Repeat everything from the first line of the listing below through the line that contains "(1564,6) -- (1564,884);", exactly. Leave out pictures.

-------- MATERIAL --------

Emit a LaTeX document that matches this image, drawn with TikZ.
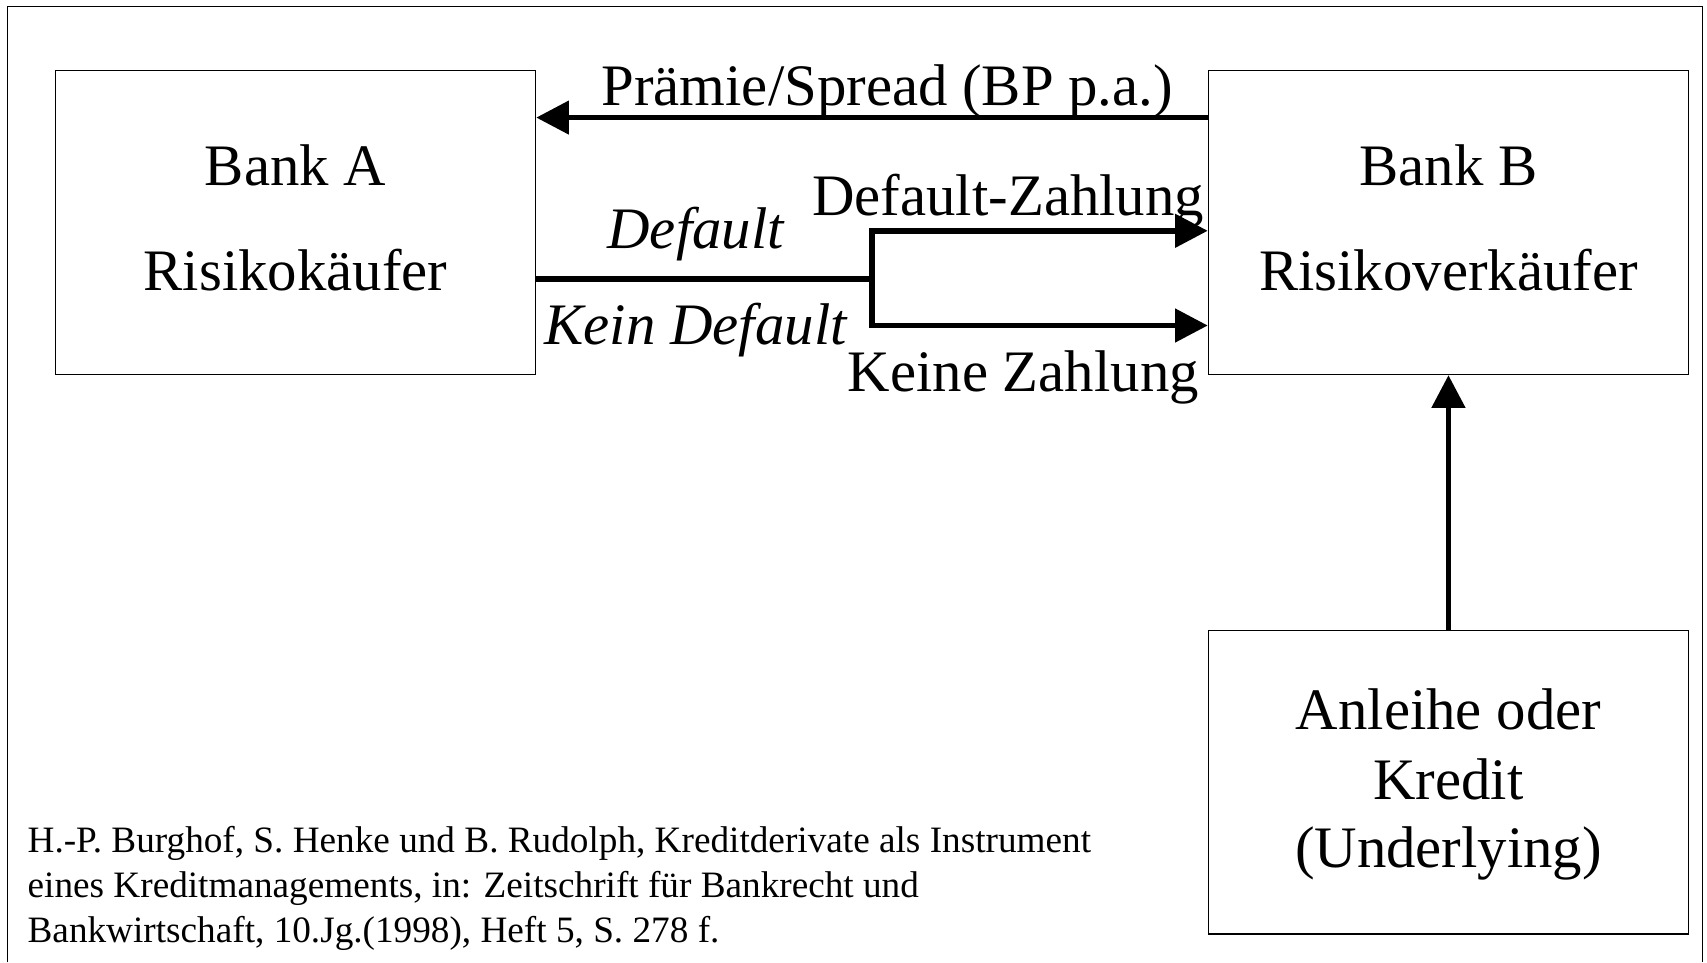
\documentclass[tikz,border=0pt]{standalone}
\usepackage{fontspec}
\setmainfont{Liberation Serif}
\usetikzlibrary{arrows.meta}

\begin{document}
\begin{tikzpicture}[
    x=0.5pt, y=-0.5pt,
    box/.style={draw, line width=0.6pt, minimum width=220.5pt, minimum height=139.5pt, inner sep=0pt},
    txt/.style={inner sep=0pt, anchor=base, font=\fontsize{27}{32}\selectfont},
    itxt/.style={txt, font=\fontsize{27}{32}\selectfont\itshape},
    cite/.style={inner sep=0pt, anchor=base west, font=\fontsize{17.1}{20}\selectfont},
    link/.style={line width=2.6pt},
    arr/.style={link, -{Triangle[length=15pt, width=15pt]}},
    frame/.style={line width=0.7pt}
  ]
  \useasboundingbox (0,0) rectangle (1568,884);

  % outer frame (open at the bottom)
  \draw[frame] (7,884) -- (7,6) -- (1564,6) -- (1564,884);

  % boxes
  \node[box] (bankA) at (271.5,204.5) {};
  \node[box] (bankB) at (1330.5,204.5) {};
  \node[box] (underlying) at (1330.5,718.5) {};

  % box texts
  \node[txt] (a1) at (271.5,170) {Bank A};
  \node[txt] (a2) at (271.5,267) {Risikokäufer};
  \node[txt] (b1) at (1330.5,170) {Bank B};
  \node[txt] (b2) at (1330.5,267) {Risikoverkäufer};
  \node[txt] (u1) at (1330.5,670) {Anleihe oder};
  \node[txt] (u2) at (1330.5,734) {Kredit};
  \node[txt] (u3) at (1330.5,797) {(Underlying)};

  % premium payment
  \coordinate (premY) at (0,108);
  \draw[arr] (bankB.west |- premY) -- (bankA.east |- premY);
  \node[txt] (prem) at (815,97) {Prämie/Spread (BP p.a.)};

  % default branch
  \coordinate (fork) at (801,256);
  \coordinate (forkUp) at (801,212);
  \coordinate (forkDn) at (801,299);
  \draw[link] (bankA.east |- fork) -- (fork);
  \draw[link, line cap=rect] (forkUp) -- (forkDn);
  \draw[arr] (forkUp) -- (forkUp -| bankB.west);
  \draw[arr] (forkDn) -- (forkDn -| bankB.west);

  \node[itxt] (dflt) at (639,228) {Default};
  \node[itxt] (nodflt) at (639,316) {Kein Default};
  \node[txt] (pay) at (926,198) {Default-Zahlung};
  \node[txt] (nopay) at (940,360) {Keine Zahlung};

  % underlying to Bank B
  \draw[arr] (underlying.north) -- (bankB.south);

  % source
  \node[cite] (c1) at (25,783) {H.-P. Burghof, S. Henke und B. Rudolph, Kreditderivate als Instrument};
  \node[cite] (c2) at (25,824) {eines Kreditmanagements, in: Zeitschrift für Bankrecht und};
  \node[cite] (c3) at (25,866) {Bankwirtschaft, 10.Jg.(1998), Heft 5, S. 278 f.};
\end{tikzpicture}
\end{document}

--------

RESULT OF THE TASK ▸
Emit a LaTeX document that matches this image, drawn with TikZ.
\documentclass[tikz,border=0pt]{standalone}
\usepackage{fontspec}
\setmainfont{Liberation Serif}
\usetikzlibrary{arrows.meta}

\begin{document}
\begin{tikzpicture}[
    x=0.5pt, y=-0.5pt,
    box/.style={draw, line width=0.6pt, minimum width=220.5pt, minimum height=139.5pt, inner sep=0pt},
    txt/.style={inner sep=0pt, anchor=base, font=\fontsize{27}{32}\selectfont},
    itxt/.style={txt, font=\fontsize{27}{32}\selectfont\itshape},
    cite/.style={inner sep=0pt, anchor=base west, font=\fontsize{17.1}{20}\selectfont},
    link/.style={line width=2.6pt},
    arr/.style={link, -{Triangle[length=15pt, width=15pt]}},
    frame/.style={line width=0.7pt}
  ]
  \useasboundingbox (0,0) rectangle (1568,884);

  % outer frame (open at the bottom)
  \draw[frame] (7,884) -- (7,6) -- (1564,6) -- (1564,884);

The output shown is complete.